How DC:DC Converters Help Give EV Batteries a Second Life

At this risk of stating the obvious, electric vehicles (EVs) are becoming more popular with high double-digit adoption growth rates forecast well into the 2030s. The heart of the electric vehicle is its rechargeable battery. As a rule of thumb, EV batteries generally last for about 5 – 8 years and typically need to be replaced when they reach a state of health (SOH) of about 70%, meaning they reach a point where they can hold 70% of the charge they could when they were new.

Even at 70% SOH, there is a lot of tread left on those tires! So much so, that there is a significant market opportunity in repurposing these batteries for use in stationary battery energy storage systems (BESS). Couple this with the fact that a used EV battery can cost anywhere between 25% to 35% less than a new battery module and the case for reusing them gets more compelling.

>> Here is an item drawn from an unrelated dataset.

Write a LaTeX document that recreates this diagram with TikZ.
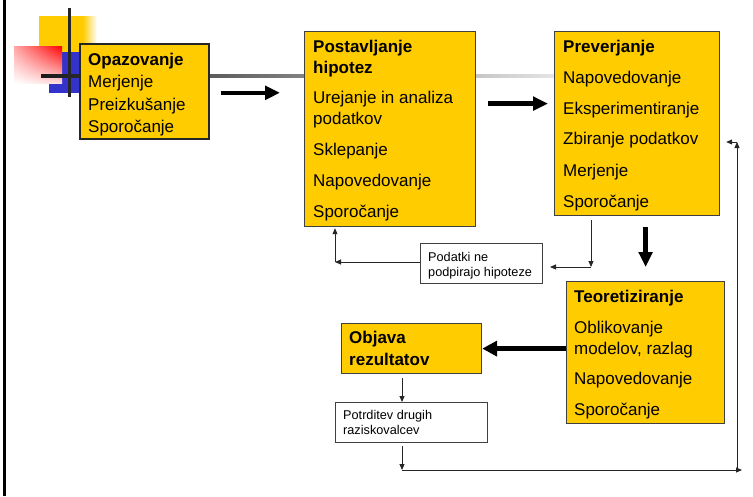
\documentclass[tikz,border=0pt]{standalone}
\usepackage{fontspec}
\setmainfont{Liberation Sans}
\usetikzlibrary{arrows.meta,calc,shadings}
\definecolor{boxyellow}{HTML}{FFCC00}
\definecolor{decoblue}{HTML}{3333CC}
\newcommand\mytx[4]{\node[tx] (#1) at (#2,#3) {#4};}
\newcommand\mysx[4]{\node[sx] (#1) at (#2,#3) {#4};}
\begin{document}
\begin{tikzpicture}[x=1pt,y=-1pt,
  ybox/.style={draw=black!75, line width=1.2pt, fill=boxyellow, inner sep=0pt, anchor=north west},
  wbox/.style={draw=black!75, line width=1pt, fill=white, inner sep=0pt, anchor=north west},
  tx/.style={anchor=base west, inner sep=0pt, font=\fontsize{17}{20}\selectfont},
  sx/.style={anchor=base west, inner sep=0pt, font=\fontsize{12.7}{15}\selectfont},
  barr/.style={line width=4.5pt, black, -{Triangle[length=15pt,width=13.5pt]}},
  tarr/.style={line width=0.9pt, black!85, -{Triangle[length=6pt,width=5pt]}}]
\useasboundingbox (0,0) rectangle (753,496);
\fill[white] (0,0) rectangle (753,496);
% decoration
\fill[boxyellow] (39,16) rectangle (83,52);
\shade[left color=boxyellow, right color=white] (82.8,16) rectangle (97,52);
\fill[decoblue] (49,52) rectangle (81,93);
\shade[upper right=red, upper left=red!35, lower right=red!15, lower left=white] (14,46) rectangle (62,83);
\shade[left color=black!90, right color=white] (41,74.5) rectangle (620,77.5);
\draw[line width=3pt, black!85] (69,8) -- (69,97);
\draw[line width=2.5pt, black] (4.5,0) -- (4.5,496);
% boxes
\node[ybox, line width=1.6pt, draw=black!85, minimum width=129pt, minimum height=95pt] (opaz) at (79,43) {};
\node[ybox, minimum width=171pt, minimum height=195pt] (post) at (304,31) {};
\node[ybox, minimum width=165pt, minimum height=184pt] (prev) at (554,31) {};
\node[ybox, minimum width=158pt, minimum height=142pt] (teor) at (566,281) {};
\node[ybox, minimum width=140pt, minimum height=50pt] (objava) at (341,323) {};
\node[wbox, minimum width=122pt, minimum height=40pt] (podatki) at (420,243) {};
\node[wbox, minimum width=152pt, minimum height=40pt] (potr) at (335,402) {};
% texts
\mytx{o1}{88}{65}{\bfseries Opazovanje}
\mytx{o2}{88}{87}{Merjenje}
\mytx{o3}{88}{110}{Preizkušanje}
\mytx{o4}{88}{132}{Sporočanje}
\mytx{p1}{313}{52}{\bfseries Postavljanje}
\mytx{p2}{313}{73}{\bfseries hipotez}
\mytx{p3}{313}{103}{Urejanje in analiza}
\mytx{p4}{313}{124}{podatkov}
\mytx{p5}{313}{155}{Sklepanje}
\mytx{p6}{313}{186}{Napovedovanje}
\mytx{p7}{313}{217}{Sporočanje}
\mytx{r1}{563}{52}{\bfseries Preverjanje}
\mytx{r2}{563}{83}{Napovedovanje}
\mytx{r3}{563}{114}{Eksperimentiranje}
\mytx{r4}{563}{144}{Zbiranje podatkov}
\mytx{r5}{563}{176}{Merjenje}
\mytx{r6}{563}{207}{Sporočanje}
\mytx{t1}{574}{302}{\bfseries Teoretiziranje}
\mytx{t2}{574}{333}{Oblikovanje}
\mytx{t3}{574}{354}{modelov, razlag}
\mytx{t4}{574}{384}{Napovedovanje}
\mytx{t5}{574}{415}{Sporočanje}
\mytx{b1}{349}{343}{\bfseries Objava}
\mytx{b2}{349}{365}{\bfseries rezultatov}
\mysx{d1}{428}{261}{Podatki ne}
\mysx{d2}{428}{276}{podpirajo hipoteze}
\mysx{e1}{343}{419}{Potrditev drugih}
\mysx{e2}{343}{434}{raziskovalcev}
% big arrows
\draw[barr] ($(opaz.east)+(11,1.5)$) -- ($(post.west |- opaz.east)+(-24,1.5)$);
\draw[barr] ($(post.east)+(12,-25.5)$) -- ($(prev.west |- post.east)+(-6,-25.5)$);
\draw[barr] ($(teor.north |- prev.south)+(0,11)$) -- ($(teor.north)+(0,-14)$);
\draw[barr, line width=5pt, -{Triangle[length=15pt,width=15pt]}] (teor.west |- objava.east) -- (objava.east);
% thin arrows
\coordinate (pdn) at (591,267);
\coordinate (pup) at (335,262);
\coordinate (bl) at (402,470);
\coordinate (br) at (742,470);
\coordinate (rv) at (737,470);
\coordinate (rt) at (737,142);
\draw[tarr] ($(prev.south -| pdn)+(0,4)$) -- (pdn);
\draw[tarr] (pdn) -- ($(podatki.east |- pdn)+(7,0)$);
\draw[tarr] (podatki.west |- pup) -- (pup);
\draw[tarr] (pup) -- ($(post.south -| pup)+(0,1)$);
\draw[tarr] ($(objava.south -| bl)+(0,4)$) -- (potr.north -| bl);
\draw[tarr] ($(potr.south -| bl)+(0,3)$) -- (bl);
\draw[tarr] (bl) -- (br);
\draw[tarr] (rv) -- (rt);
\draw[tarr] (rt) -- ($(prev.east |- rt)+(6,0)$);
\end{tikzpicture}
\end{document}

A recent study from Circular Energy Storage estimated this market opportunity could be as large as $4.2 billion by 2025. This article will explain how galvanically isolated DC:DC converters like Alencon’s BOSS can help ease the transition of an EV battery into its second life as part of a stationary BESS.

Figure 1: Second life EV batteries can be an attractive choice for inclusion in large scale battery energy storage systems (BESS) because they can cost 25% to 35% less than new batteries. (Source: Ambrose, Union of Concerned Scientists, Blog, May 27, 2020)

Voltage Step Up

One of the challenges in using second life EV batteries in BESS projects is the large disparity in voltage between these batteries and today’s modern 1000- and 1500-volt inverters. Most second life EV batteries tend to have relatively low voltage charge profiles by grid scale applications standards. A typical second life EV battery may have a charge-discharge voltage between 300 - 400 volts. A typical 1000 volt battery inverter (or PV inverter when DC coupling second life batteries with PV inverters) will have an operating voltage between 550 - 850 volts, while more commonly adopted 1500 volt inverters will operate between 900 - 1400 volts. This means getting a second life battery to work with a grid scale inverter is going to require a significant voltage boost, one so large that it is out of the range of most traditional “buck boost” converters.

Alencon’s BOSS uses a patented, galvanically isolated approach to overcome this large voltage gap. Through the use of a unique, high-frequency transformer, the BOSS can easily boost the voltage from a lower voltage second life EV battery to a 1000- or 1500-volt inverter. This ability will allow second life EV batteries to be used with modern day, grid tied inverters.

Figure 2: Alencon’s BOSS utilizes a unique, on-board, hi-frequency transformer to map the large voltage difference between second life EV batteries and modern, grid tied inverters

Charge Balancing

To paraphrase a line from the 1990s movie Forrest Gump, second life EV batteries are like a box of chocolates from an SOH perspective - you never know what you are going to get. Since different second life EV battery “packs” can have varying SOH (after all, not everyone drives the same way!), the amount of charge they can take when placed into service in their second life can differ significantly. To get the most ‘juice’ out of a second life EV battery, you may want to consider charging each rack of second life batteries individually to assure the desired, optimal state of charge (SOC). In many, new, large-scale battery energy storage systems, new battery racks are often placed in parallel and provided the same voltage. This approach works well enough when all the battery racks have the same state of health, as is the case with brand new battery racks.

Figure 3: Alencon’s BOSS allows individual racks of batteries to charged independently to optimize their state of charge.

Placing many second life battery racks in parallel and applying the same charge or discharge voltage across all of them will quite likely cause some racks to be underutilized. This occurs because voltage dictates how quickly a battery will be charged. A battery with a “worse” SOH will “fill up” faster than a “healthier” battery. Thus, applying the same voltage across several second life batteries with varying SOH will only allow the entire system to be charged up to the level of the “least healthy” battery. The Alencon BOSS offers the ability to charge each battery rack independently. The BOSS can assure a second life EV battery lives up to its full potential in a battery energy storage system before it reaches the end of its useful life and is ready to go to its final resting place – the recycling bin.

Figure 4: As a battery’s state of health (SOH) deteriorates, the battery’s capacity to hold charge diminishes. If you think of a battery as a cylinder of energy, this is analogous to plaque building up on the walls of the cylinder, serving to decrease the cylinder’s fillable volume, or in this case the capacity of the battery to hold charge. When a battery has less capacity due to a worse SOH, it reaches its peak charge faster because it has less 'volume' to hold charge. Thie level of charge of a battery is changed by applying voltage to them. Thus, charging batteries with differing states of health with the same voltage, as is often the case with second life EV batteries, will result in uneven utilization. This uneven utilization occurs when using a monolithic charger or single inverter, as shown in the picture on the left. With the Alencon BOSS, as shown on the right, each rack can be charged individually with a separate voltage to achieve the optimal state of charge of each battery, regardless of their SOH. This rack level charging approach can make more efficient use of second life EV batteries in BESS systems.